In spite of the clear danger such organizing presented – nevertheless, they persisted.

In the face of ridicule and pressure from the other side of the aisle, and in the reality of failing health, Representative Elijah Cummings of Baltimore continued his work as Chairman of the House Committee on Oversight and Reform up until mere hours before his untimely death this past week.

Nevertheless, he persisted.

As followers of Jesus, we are called to be persistent in opposing forces of evil and calling for justice.  It’s such an integral part of what it means to follow Jesus that it’s written into our baptismal promises.

When Jesus compares God to the judge, the real point of comparison is one of contrast.  God is in fact not like this reluctantly responsive judge. God does not need to be badgered into listening, and when God does respond, God does so willingly. If anything, God is more like the widow in her own relentless commitment to justice.  That is what persistent prayer looks like.

And what about faith?

Before this story, Jesus remarks that “the kingdom of God is already among you.”

Framed in that light, this parable is about our faithfulness to persevere.  It’s about seeing God’s justice being enacted all around us, even if it is not yet fulfilled.  We are called to be the widow maintaining the voice of the prophet – not to God but to the unjust rulers of the day.  The question is not if God is hearing us, or if God will eventually be worn down by our prayers.  The question is, will we still be doing the work of justice when we are needed?  Will our faithfulness “keep on keepin’ on?”

For me, this story can be summed up in one question: what do we do with the maddeningly long arc of justice?

That’s the arc described by Dr. King, when he quoted Unitarian minister Theodore Parker: “The arc of the moral universe is long, but it bends toward justice.”

Lutheran theologian Barbara Lundblad summed it up well:

  • If we pray without working for justice, our prayers are empty.
  • If we work for justice without prayer, we’ll think it all depends on us.
  • If we pray and work for justice without faith, we will fall to despair when justice isn’t done.
  • Prayer, justice and faith. What Jesus has joined together, let no one put asunder!

Eric Clapton recorded a great song on his 1992 album Unplugged, called “Running on Faith.”  It captures this prayer/justice/faith triad.  When he talks about “love come over me” it is mindful of Cornel West’s statement that justice is what love looks like in public.  And in the tough places of justice-seeking neighbor-love, sometimes we are simply running on faith.

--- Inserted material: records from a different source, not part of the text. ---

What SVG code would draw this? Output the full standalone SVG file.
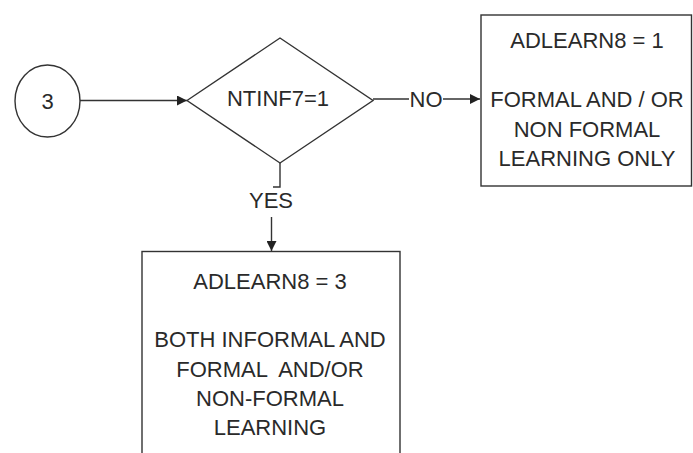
<svg xmlns="http://www.w3.org/2000/svg" width="693" height="453" viewBox="0 0 693 453">
<defs>
<style>
.s{fill:#fff;stroke:#333;stroke-width:1.4}
.c{fill:none;stroke:#333;stroke-width:1.4}
.t{font-family:"Liberation Sans",Arial,sans-serif;font-size:22px;fill:#2a2a2a;text-anchor:middle}
</style>
<marker id="ah" viewBox="0 0 10 10" refX="10" refY="5" markerWidth="10" markerHeight="10" markerUnits="userSpaceOnUse" orient="auto">
<path d="M0,0 L10,5 L0,10 z" fill="#222"/>
</marker>
</defs>
<rect width="693" height="453" fill="#fff"/>
<g id="connectors">
<line class="c" x1="80" y1="100.5" x2="187" y2="100.5" marker-end="url(#ah)"/>
<line class="c" x1="373" y1="99" x2="409" y2="99"/>
<text class="t" x="426" y="106.5">NO</text>
<line class="c" x1="443" y1="99" x2="480" y2="99" marker-end="url(#ah)"/>
<polyline class="c" points="280,163 280,187 273,187"/>
<text class="t" x="271" y="208">YES</text>
<line class="c" x1="271.5" y1="217" x2="271.5" y2="251" marker-end="url(#ah)"/>
</g>
<g id="start">
<ellipse class="s" cx="47.5" cy="101" rx="32.5" ry="36"/>
<text class="t" x="47.5" y="108.5">3</text>
</g>
<g id="decision">
<polygon class="s" points="187,100.5 280,38 373,100.5 280,163"/>
<text class="t" x="278" y="105.5">NTINF7=1</text>
</g>
<g id="out1">
<rect class="s" x="481" y="15" width="210.5" height="171"/>
<text class="t" x="587" y="48">ADLEARN8 = 1</text>
<text class="t" x="587" y="107">FORMAL AND / OR</text>
<text class="t" x="587" y="136.5">NON FORMAL</text>
<text class="t" x="587" y="165.5">LEARNING ONLY</text>
</g>
<g id="out3">
<rect class="s" x="142" y="251.5" width="258" height="220"/>
<text class="t" x="270" y="289">ADLEARN8 = 3</text>
<text class="t" x="270" y="347">BOTH INFORMAL AND</text>
<text class="t" x="270" y="377" xml:space="preserve">FORMAL  AND/OR</text>
<text class="t" x="270" y="406">NON-FORMAL</text>
<text class="t" x="270" y="435">LEARNING</text>
</g>
</svg>
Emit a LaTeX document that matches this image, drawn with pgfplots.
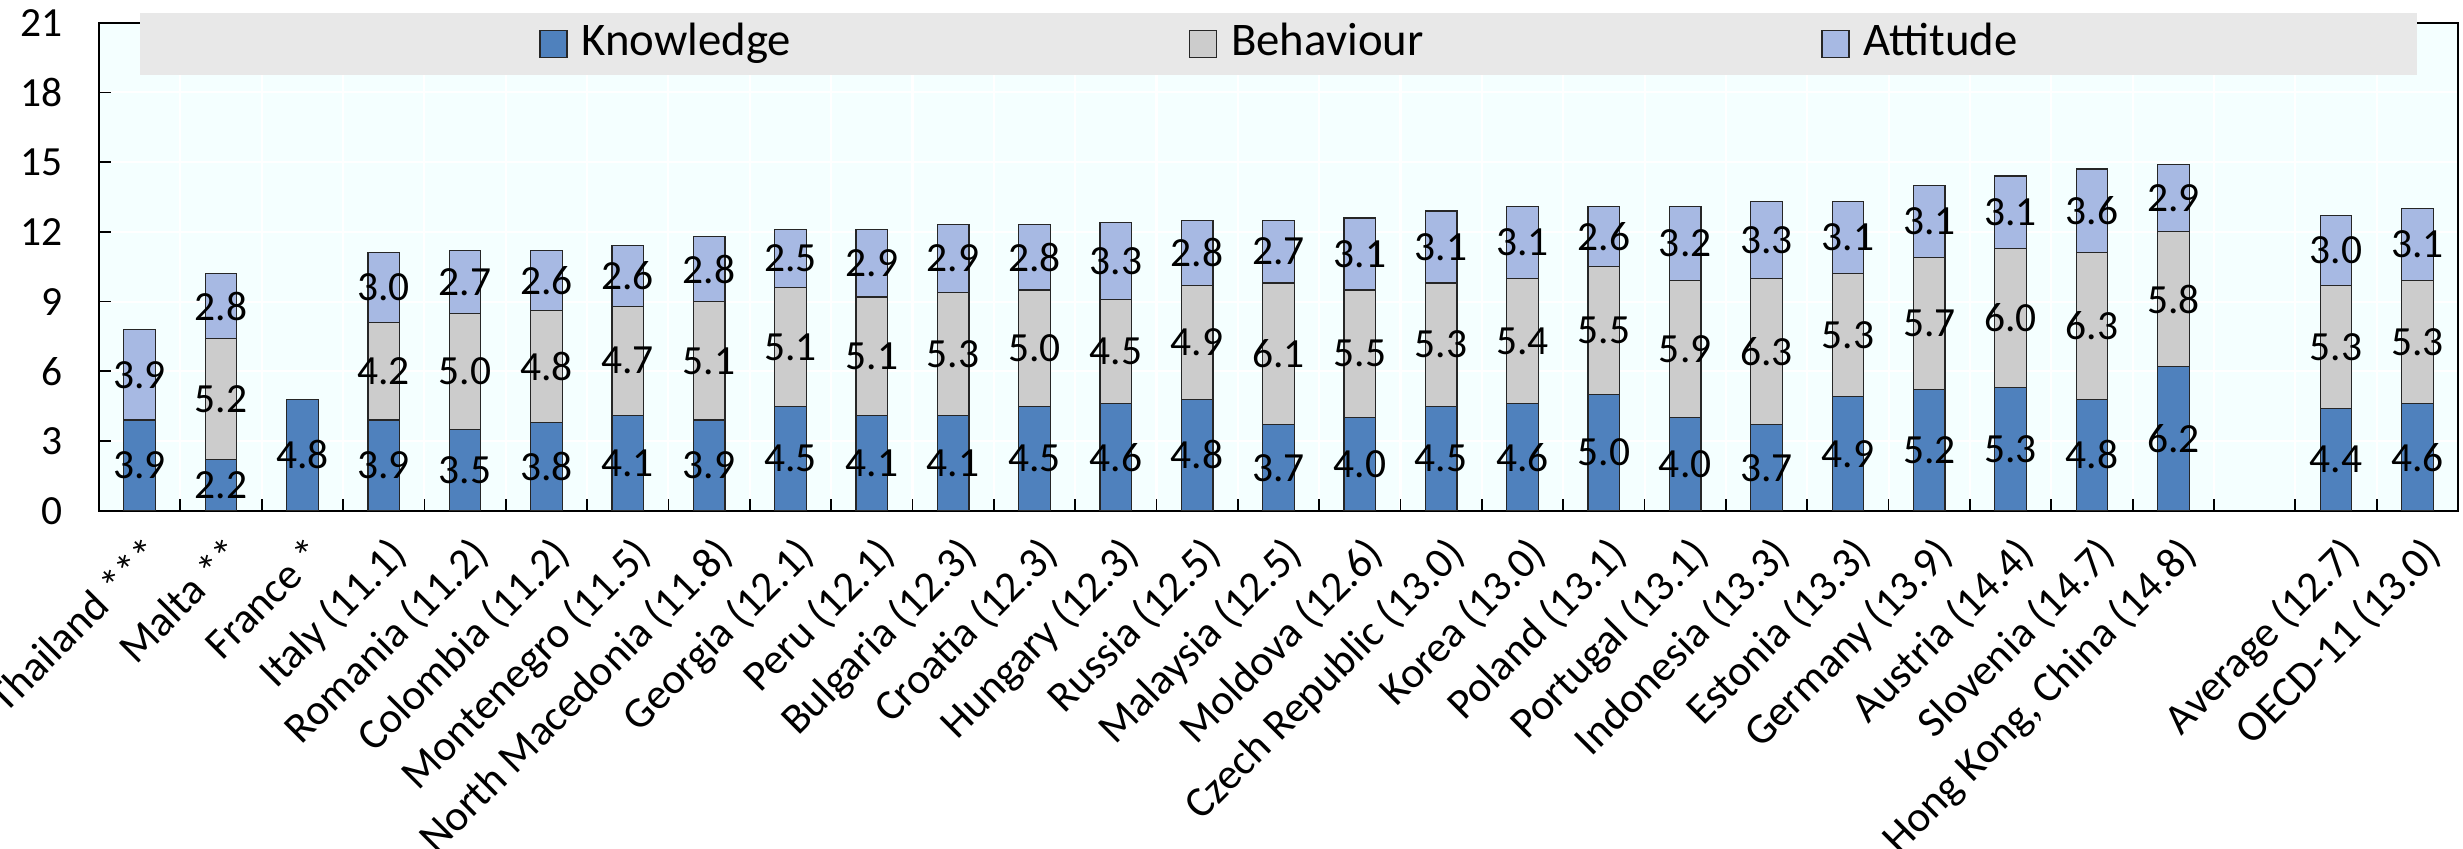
\documentclass[border=0pt]{standalone}
\usepackage{fontspec}
\setmainfont{Carlito}
\usepackage{pgfplots}
\pgfplotsset{compat=1.18}
\usepackage{pgfplotstable}
\definecolor{cK}{HTML}{4F81BD}
\definecolor{cB}{HTML}{CCCCCC}
\definecolor{cA}{HTML}{A7B9E3}
\definecolor{bgc}{HTML}{F4FFFF}
\definecolor{lgc}{HTML}{E8E8E8}
\pgfplotstableread{
x  K   B   A   Kl  Bl  Al
0  3.9 0   3.9 3.9 {}  3.9
1  2.2 5.2 2.8 2.2 5.2 2.8
2  4.8 0   0   4.8 {}  {}
3  3.9 4.2 3.0 3.9 4.2 3.0
4  3.5 5.0 2.7 3.5 5.0 2.7
5  3.8 4.8 2.6 3.8 4.8 2.6
6  4.1 4.7 2.6 4.1 4.7 2.6
7  3.9 5.1 2.8 3.9 5.1 2.8
8  4.5 5.1 2.5 4.5 5.1 2.5
9  4.1 5.1 2.9 4.1 5.1 2.9
10 4.1 5.3 2.9 4.1 5.3 2.9
11 4.5 5.0 2.8 4.5 5.0 2.8
12 4.6 4.5 3.3 4.6 4.5 3.3
13 4.8 4.9 2.8 4.8 4.9 2.8
14 3.7 6.1 2.7 3.7 6.1 2.7
15 4.0 5.5 3.1 4.0 5.5 3.1
16 4.5 5.3 3.1 4.5 5.3 3.1
17 4.6 5.4 3.1 4.6 5.4 3.1
18 5.0 5.5 2.6 5.0 5.5 2.6
19 4.0 5.9 3.2 4.0 5.9 3.2
20 3.7 6.3 3.3 3.7 6.3 3.3
21 4.9 5.3 3.1 4.9 5.3 3.1
22 5.2 5.7 3.1 5.2 5.7 3.1
23 5.3 6.0 3.1 5.3 6.0 3.1
24 4.8 6.3 3.6 4.8 6.3 3.6
25 6.2 5.8 2.9 6.2 5.8 2.9
27 4.4 5.3 3.0 4.4 5.3 3.0
28 4.6 5.3 3.1 4.6 5.3 3.1
}\data
\pgfplotsset{
  seg/.style={ybar, bar width=3.16mm, bar shift=0pt, draw=black!85, line width=0.35pt, forget plot},
  lab/.style={ybar, bar width=3.16mm, bar shift=0pt, draw=none, fill=none, forget plot,
    point meta=explicit symbolic, nodes near coords,
    every node near coord/.append style={font=\fontsize{11.8}{14}\selectfont, text=black, inner sep=0pt, anchor=center}}}
\begin{document}
\begin{tikzpicture}
\begin{axis}[
  scale only axis, width=235.9mm, height=48.8mm,
  xmin=-0.5, xmax=28.5, ymin=0, ymax=21,
  ytick={0,3,...,21},
  xtick={0.5,1.5,...,27.5}, xticklabels={},
  extra x ticks={0,1,...,25,27,28},
  extra x tick labels={Thailand ***, Malta **, France *, Italy (11.1), Romania (11.2), Colombia (11.2), Montenegro (11.5), North Macedonia (11.8), Georgia (12.1), Peru (12.1), Bulgaria (12.3), Croatia (12.3), Hungary (12.3), Russia (12.5), Malaysia (12.5), Moldova (12.6), Czech Republic (13.0), Korea (13.0), Poland (13.1), Portugal (13.1), Indonesia (13.3), Estonia (13.3), Germany (13.9), Austria (14.4), Slovenia (14.7), {Hong Kong, China (14.8)}, Average (12.7), OECD-11 (13.0)},
  extra x tick style={major tick length=0pt, grid=none,
    tick label style={font=\fontsize{12.3}{14}\selectfont, xshift=0.3mm, yshift=-0.6mm, rotate=45, anchor=north east}},
  tick align=inside, tick pos=left, major tick length=1.2mm,
  tick style={black, line width=0.5pt},
  axis line style={black, line width=0.5pt},
  axis background/.style={fill=bgc},
  xmajorgrids, ymajorgrids,
  major grid style={white, line width=0.6pt},
  /pgf/number format/assume math mode=true,
  yticklabel style={font=\fontsize{11.8}{13}\selectfont, xshift=-2.4mm},
  legend image code/.code={\draw[#1] (0mm,-1.35mm) rectangle (2.7mm,1.35mm);},
  legend style={at={(0.5,1)}, anchor=north, yshift=1.07mm, fill=lgc, draw=none,
    legend columns=3, inner xsep=39.9mm, inner ysep=1mm,
    font=\fontsize{13.3}{16}\selectfont,
    /tikz/every odd column/.append style={column sep=1.4mm},
    /tikz/every even column/.append style={column sep=39.8mm},
    nodes={inner xsep=0pt, inner ysep=0pt, text height=3.3mm, text depth=0.9mm}},
]
\addlegendimage{fill=cK, draw=black!85, line width=0.35pt}
\addlegendimage{fill=cB, draw=black!85, line width=0.35pt}
\addlegendimage{fill=cA, draw=black!85, line width=0.35pt}
\legend{Knowledge, Behaviour, Attitude}
\addplot[seg, fill=cA] table[x=x, y expr=\thisrow{K}+\thisrow{B}+\thisrow{A}] {\data};
\addplot[seg, fill=cB] table[x=x, y expr=\thisrow{K}+\thisrow{B}] {\data};
\addplot[seg, fill=cK] table[x=x, y=K] {\data};
\addplot[lab] table[x=x, y expr=\thisrow{K}/2, meta=Kl] {\data};
\addplot[lab] table[x=x, y expr=\thisrow{K}+\thisrow{B}/2, meta=Bl] {\data};
\addplot[lab] table[x=x, y expr=\thisrow{K}+\thisrow{B}+\thisrow{A}/2, meta=Al] {\data};
\end{axis}
\pgfresetboundingbox
\path (-9.9mm,-33.73mm) rectangle (236.4mm,51.07mm);
\end{tikzpicture}
\end{document}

Lately I’ve been running on faith
What else can a poor boy do?
But my world will be right
When love comes over you

Lately I’ve been talking in my sleep
I can’t imagine what I’d have to say
Except my world will be right
When love comes back your way

I’ve always been
One to take each and every day
Seems like by now
I’d find a love who cares just for me

Then we’d go running on faith
All of our dreams would come true
And our world will be right
When love comes over me and you

Then we’d go running on faith
All of our dreams would come true
And our world will be right
When love comes over me and you
When love comes over you

“Running on Faith”  music & lyrics by Jerry Williams

Love has found us – in God incarnate, Jesus the Christ.  And so our whole lives are about running on faith.

In spite of all that rises against us, nevertheless, with God – we persist.